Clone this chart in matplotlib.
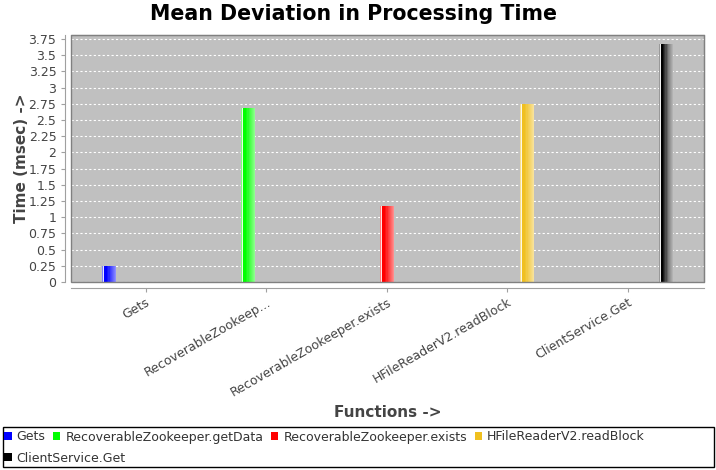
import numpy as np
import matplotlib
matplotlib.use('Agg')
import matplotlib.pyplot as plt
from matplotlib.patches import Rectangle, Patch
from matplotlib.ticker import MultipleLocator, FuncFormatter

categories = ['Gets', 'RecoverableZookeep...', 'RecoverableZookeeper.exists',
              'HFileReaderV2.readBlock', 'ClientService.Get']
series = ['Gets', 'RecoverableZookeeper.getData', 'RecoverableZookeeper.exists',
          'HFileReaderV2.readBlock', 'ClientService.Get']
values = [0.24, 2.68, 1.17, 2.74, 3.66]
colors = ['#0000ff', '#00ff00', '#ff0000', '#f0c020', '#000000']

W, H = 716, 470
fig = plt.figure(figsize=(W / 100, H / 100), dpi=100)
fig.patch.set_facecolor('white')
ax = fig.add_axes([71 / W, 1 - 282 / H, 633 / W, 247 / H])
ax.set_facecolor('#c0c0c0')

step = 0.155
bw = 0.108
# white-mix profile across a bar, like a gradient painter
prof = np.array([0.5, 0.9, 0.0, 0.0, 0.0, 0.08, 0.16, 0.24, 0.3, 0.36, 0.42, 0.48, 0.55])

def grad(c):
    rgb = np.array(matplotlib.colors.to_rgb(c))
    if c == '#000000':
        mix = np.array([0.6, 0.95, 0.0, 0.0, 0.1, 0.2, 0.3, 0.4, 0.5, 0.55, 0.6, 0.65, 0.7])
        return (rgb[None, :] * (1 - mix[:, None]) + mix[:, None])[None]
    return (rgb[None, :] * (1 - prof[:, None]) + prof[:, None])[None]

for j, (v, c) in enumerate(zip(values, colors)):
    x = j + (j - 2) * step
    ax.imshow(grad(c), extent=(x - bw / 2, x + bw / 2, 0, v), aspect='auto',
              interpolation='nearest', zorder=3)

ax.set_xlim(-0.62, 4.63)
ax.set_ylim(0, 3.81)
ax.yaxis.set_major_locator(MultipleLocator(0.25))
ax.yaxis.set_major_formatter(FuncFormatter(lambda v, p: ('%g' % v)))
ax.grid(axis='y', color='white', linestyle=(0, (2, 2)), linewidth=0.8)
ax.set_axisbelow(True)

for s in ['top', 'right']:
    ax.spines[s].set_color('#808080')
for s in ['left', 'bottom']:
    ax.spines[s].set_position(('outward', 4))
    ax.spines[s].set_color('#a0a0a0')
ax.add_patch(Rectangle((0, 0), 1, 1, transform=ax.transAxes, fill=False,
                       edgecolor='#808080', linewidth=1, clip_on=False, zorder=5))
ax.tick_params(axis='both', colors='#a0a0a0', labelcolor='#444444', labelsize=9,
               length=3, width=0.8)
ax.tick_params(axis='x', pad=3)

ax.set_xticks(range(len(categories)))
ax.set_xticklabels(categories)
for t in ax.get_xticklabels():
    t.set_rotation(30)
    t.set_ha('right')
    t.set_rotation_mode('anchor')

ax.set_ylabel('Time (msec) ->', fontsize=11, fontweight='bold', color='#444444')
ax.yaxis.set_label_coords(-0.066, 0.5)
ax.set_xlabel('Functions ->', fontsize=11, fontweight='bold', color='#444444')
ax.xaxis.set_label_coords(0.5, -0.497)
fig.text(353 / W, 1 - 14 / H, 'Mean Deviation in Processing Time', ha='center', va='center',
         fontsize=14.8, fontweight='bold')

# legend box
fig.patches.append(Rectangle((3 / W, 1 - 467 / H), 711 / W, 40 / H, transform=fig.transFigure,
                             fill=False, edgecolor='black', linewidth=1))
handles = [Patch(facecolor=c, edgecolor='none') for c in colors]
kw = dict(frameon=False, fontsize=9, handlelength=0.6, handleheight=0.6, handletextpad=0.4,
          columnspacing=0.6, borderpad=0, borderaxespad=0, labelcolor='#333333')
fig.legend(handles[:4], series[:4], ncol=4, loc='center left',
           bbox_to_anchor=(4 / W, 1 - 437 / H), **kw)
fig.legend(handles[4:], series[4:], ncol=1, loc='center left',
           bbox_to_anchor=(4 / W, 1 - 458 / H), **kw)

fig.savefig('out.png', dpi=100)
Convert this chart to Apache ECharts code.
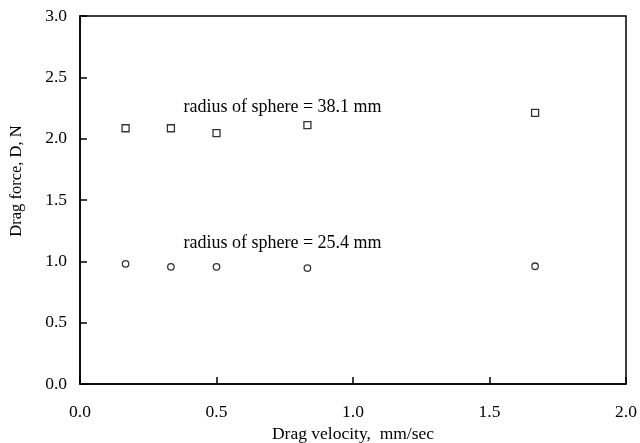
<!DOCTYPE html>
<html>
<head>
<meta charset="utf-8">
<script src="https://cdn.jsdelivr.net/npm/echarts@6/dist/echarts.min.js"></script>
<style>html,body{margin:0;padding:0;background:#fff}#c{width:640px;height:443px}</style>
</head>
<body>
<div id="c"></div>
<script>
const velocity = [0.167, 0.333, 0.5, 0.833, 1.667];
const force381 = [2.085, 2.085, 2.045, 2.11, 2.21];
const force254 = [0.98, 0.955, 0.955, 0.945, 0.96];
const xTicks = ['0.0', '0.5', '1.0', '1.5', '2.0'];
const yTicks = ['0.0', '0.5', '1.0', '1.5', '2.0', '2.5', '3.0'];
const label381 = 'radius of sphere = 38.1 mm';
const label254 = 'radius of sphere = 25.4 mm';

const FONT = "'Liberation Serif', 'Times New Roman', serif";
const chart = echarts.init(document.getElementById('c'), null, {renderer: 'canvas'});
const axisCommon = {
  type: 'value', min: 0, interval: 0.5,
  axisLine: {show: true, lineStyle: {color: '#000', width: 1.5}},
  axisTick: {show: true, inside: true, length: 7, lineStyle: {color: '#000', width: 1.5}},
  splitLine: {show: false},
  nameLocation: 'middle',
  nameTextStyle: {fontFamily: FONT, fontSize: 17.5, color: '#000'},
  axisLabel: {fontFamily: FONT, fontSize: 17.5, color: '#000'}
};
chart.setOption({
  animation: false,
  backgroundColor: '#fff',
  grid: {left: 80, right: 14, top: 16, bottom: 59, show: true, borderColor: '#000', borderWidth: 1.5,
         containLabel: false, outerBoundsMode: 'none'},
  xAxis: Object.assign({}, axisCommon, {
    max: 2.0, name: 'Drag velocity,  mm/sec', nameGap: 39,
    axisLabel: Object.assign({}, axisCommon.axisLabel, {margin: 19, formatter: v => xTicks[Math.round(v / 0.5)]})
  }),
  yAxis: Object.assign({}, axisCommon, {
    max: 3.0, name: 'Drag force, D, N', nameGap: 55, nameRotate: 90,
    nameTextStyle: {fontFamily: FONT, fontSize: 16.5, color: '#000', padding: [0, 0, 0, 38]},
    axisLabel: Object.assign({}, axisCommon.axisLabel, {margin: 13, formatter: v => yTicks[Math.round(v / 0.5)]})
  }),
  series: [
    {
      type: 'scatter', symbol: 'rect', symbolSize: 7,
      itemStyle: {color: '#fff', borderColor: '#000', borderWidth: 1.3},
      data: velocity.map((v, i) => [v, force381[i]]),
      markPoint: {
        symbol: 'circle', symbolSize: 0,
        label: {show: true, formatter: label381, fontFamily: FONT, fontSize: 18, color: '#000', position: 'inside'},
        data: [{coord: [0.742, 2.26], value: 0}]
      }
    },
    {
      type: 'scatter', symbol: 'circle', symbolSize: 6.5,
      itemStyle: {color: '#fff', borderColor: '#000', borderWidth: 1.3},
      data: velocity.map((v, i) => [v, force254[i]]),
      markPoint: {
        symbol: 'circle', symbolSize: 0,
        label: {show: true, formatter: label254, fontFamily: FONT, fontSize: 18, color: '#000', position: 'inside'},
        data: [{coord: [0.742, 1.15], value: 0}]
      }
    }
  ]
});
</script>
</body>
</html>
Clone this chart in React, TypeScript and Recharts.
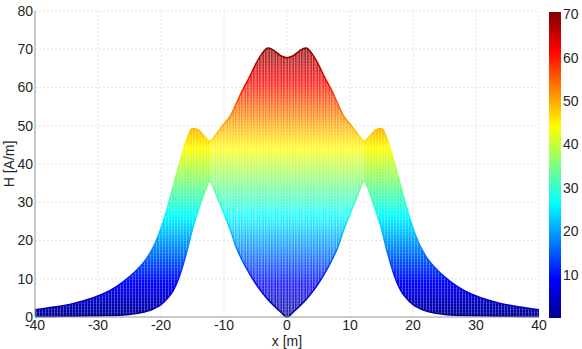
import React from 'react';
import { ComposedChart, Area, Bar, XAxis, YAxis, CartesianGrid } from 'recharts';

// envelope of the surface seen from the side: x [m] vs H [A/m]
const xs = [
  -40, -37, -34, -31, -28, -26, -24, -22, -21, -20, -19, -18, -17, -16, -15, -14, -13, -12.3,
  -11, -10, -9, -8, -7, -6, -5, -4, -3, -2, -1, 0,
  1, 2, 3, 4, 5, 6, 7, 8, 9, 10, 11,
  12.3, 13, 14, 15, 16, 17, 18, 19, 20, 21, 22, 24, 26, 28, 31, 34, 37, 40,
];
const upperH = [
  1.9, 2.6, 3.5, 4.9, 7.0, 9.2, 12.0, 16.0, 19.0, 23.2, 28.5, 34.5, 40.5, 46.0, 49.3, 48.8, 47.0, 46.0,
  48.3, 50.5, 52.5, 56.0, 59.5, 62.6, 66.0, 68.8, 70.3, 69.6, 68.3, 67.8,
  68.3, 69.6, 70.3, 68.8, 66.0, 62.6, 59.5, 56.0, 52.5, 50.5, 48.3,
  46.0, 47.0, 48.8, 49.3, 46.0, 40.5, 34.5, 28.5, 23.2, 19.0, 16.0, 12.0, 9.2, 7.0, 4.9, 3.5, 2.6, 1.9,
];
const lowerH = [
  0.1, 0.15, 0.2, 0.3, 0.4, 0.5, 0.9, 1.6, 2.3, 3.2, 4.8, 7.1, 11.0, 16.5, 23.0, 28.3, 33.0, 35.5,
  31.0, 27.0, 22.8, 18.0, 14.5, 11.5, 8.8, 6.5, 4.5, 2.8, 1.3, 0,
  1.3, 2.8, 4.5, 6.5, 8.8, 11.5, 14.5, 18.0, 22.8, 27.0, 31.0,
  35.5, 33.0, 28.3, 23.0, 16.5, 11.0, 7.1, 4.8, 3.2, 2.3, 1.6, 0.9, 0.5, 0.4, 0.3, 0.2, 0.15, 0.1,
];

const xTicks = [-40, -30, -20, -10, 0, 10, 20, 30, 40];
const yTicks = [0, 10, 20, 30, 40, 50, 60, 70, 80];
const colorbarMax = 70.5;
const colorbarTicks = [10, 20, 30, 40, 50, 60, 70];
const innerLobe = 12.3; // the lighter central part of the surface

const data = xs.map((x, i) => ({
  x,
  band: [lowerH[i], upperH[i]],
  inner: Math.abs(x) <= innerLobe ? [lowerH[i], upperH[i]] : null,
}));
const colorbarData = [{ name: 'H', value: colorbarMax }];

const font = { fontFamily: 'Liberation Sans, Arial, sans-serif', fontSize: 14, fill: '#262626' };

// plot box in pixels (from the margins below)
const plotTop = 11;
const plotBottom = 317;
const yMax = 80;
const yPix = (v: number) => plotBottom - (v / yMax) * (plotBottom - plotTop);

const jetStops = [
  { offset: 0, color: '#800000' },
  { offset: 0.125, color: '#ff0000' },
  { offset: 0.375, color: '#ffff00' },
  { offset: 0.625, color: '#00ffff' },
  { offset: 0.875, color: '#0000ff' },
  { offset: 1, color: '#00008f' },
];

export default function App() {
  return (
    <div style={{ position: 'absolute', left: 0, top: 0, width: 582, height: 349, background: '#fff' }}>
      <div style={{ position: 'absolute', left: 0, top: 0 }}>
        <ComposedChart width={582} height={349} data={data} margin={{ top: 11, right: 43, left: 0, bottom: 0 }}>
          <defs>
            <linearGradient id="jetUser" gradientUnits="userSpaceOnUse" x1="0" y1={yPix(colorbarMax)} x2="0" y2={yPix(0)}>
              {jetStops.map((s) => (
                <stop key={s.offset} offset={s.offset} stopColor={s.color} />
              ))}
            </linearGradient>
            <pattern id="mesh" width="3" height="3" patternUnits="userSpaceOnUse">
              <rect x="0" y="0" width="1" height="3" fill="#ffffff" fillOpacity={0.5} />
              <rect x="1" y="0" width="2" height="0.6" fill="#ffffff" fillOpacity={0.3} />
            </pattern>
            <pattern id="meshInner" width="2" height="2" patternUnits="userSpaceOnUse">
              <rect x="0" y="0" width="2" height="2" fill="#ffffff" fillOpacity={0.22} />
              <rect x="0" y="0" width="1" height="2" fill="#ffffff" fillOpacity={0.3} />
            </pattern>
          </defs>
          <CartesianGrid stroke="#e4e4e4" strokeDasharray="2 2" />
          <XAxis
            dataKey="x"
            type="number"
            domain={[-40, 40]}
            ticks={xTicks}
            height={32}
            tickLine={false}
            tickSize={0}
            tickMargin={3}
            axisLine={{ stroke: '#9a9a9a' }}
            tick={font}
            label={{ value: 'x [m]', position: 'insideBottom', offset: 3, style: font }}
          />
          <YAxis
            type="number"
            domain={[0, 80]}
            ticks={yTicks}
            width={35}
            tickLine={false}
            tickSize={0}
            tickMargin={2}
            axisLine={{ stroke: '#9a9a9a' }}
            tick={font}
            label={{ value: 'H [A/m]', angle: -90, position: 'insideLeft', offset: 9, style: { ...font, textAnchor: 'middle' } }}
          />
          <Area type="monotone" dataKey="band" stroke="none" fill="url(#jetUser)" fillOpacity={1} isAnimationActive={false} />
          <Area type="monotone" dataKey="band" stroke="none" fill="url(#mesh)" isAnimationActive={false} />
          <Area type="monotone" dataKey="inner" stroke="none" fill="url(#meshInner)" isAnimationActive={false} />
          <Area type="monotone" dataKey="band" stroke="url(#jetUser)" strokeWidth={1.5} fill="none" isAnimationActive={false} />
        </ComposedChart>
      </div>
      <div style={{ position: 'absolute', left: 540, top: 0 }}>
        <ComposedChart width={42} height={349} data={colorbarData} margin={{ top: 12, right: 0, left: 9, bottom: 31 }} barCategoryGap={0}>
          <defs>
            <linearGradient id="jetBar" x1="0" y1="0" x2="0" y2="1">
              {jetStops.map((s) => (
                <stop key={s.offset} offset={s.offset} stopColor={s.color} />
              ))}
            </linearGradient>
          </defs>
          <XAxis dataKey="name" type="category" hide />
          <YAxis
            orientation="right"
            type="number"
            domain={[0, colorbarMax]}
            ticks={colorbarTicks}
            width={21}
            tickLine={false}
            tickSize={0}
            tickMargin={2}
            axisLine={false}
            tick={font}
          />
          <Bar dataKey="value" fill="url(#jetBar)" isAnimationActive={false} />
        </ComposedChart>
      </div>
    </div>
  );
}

**PROBLEM REQUIREMENTS:** Leave the pictures out and please restate exactly the lines running from the start of the material through the one with "ax.tick_params(axis='x', pad=3)".

**TASK OUTPUT:**
Clone this chart in matplotlib.
import numpy as np
import matplotlib
matplotlib.use('Agg')
import matplotlib.pyplot as plt
from matplotlib.patches import Rectangle, Patch
from matplotlib.ticker import MultipleLocator, FuncFormatter

categories = ['Gets', 'RecoverableZookeep...', 'RecoverableZookeeper.exists',
              'HFileReaderV2.readBlock', 'ClientService.Get']
series = ['Gets', 'RecoverableZookeeper.getData', 'RecoverableZookeeper.exists',
          'HFileReaderV2.readBlock', 'ClientService.Get']
values = [0.24, 2.68, 1.17, 2.74, 3.66]
colors = ['#0000ff', '#00ff00', '#ff0000', '#f0c020', '#000000']

W, H = 716, 470
fig = plt.figure(figsize=(W / 100, H / 100), dpi=100)
fig.patch.set_facecolor('white')
ax = fig.add_axes([71 / W, 1 - 282 / H, 633 / W, 247 / H])
ax.set_facecolor('#c0c0c0')

step = 0.155
bw = 0.108
# white-mix profile across a bar, like a gradient painter
prof = np.array([0.5, 0.9, 0.0, 0.0, 0.0, 0.08, 0.16, 0.24, 0.3, 0.36, 0.42, 0.48, 0.55])

def grad(c):
    rgb = np.array(matplotlib.colors.to_rgb(c))
    if c == '#000000':
        mix = np.array([0.6, 0.95, 0.0, 0.0, 0.1, 0.2, 0.3, 0.4, 0.5, 0.55, 0.6, 0.65, 0.7])
        return (rgb[None, :] * (1 - mix[:, None]) + mix[:, None])[None]
    return (rgb[None, :] * (1 - prof[:, None]) + prof[:, None])[None]

for j, (v, c) in enumerate(zip(values, colors)):
    x = j + (j - 2) * step
    ax.imshow(grad(c), extent=(x - bw / 2, x + bw / 2, 0, v), aspect='auto',
              interpolation='nearest', zorder=3)

ax.set_xlim(-0.62, 4.63)
ax.set_ylim(0, 3.81)
ax.yaxis.set_major_locator(MultipleLocator(0.25))
ax.yaxis.set_major_formatter(FuncFormatter(lambda v, p: ('%g' % v)))
ax.grid(axis='y', color='white', linestyle=(0, (2, 2)), linewidth=0.8)
ax.set_axisbelow(True)

for s in ['top', 'right']:
    ax.spines[s].set_color('#808080')
for s in ['left', 'bottom']:
    ax.spines[s].set_position(('outward', 4))
    ax.spines[s].set_color('#a0a0a0')
ax.add_patch(Rectangle((0, 0), 1, 1, transform=ax.transAxes, fill=False,
                       edgecolor='#808080', linewidth=1, clip_on=False, zorder=5))
ax.tick_params(axis='both', colors='#a0a0a0', labelcolor='#444444', labelsize=9,
               length=3, width=0.8)
ax.tick_params(axis='x', pad=3)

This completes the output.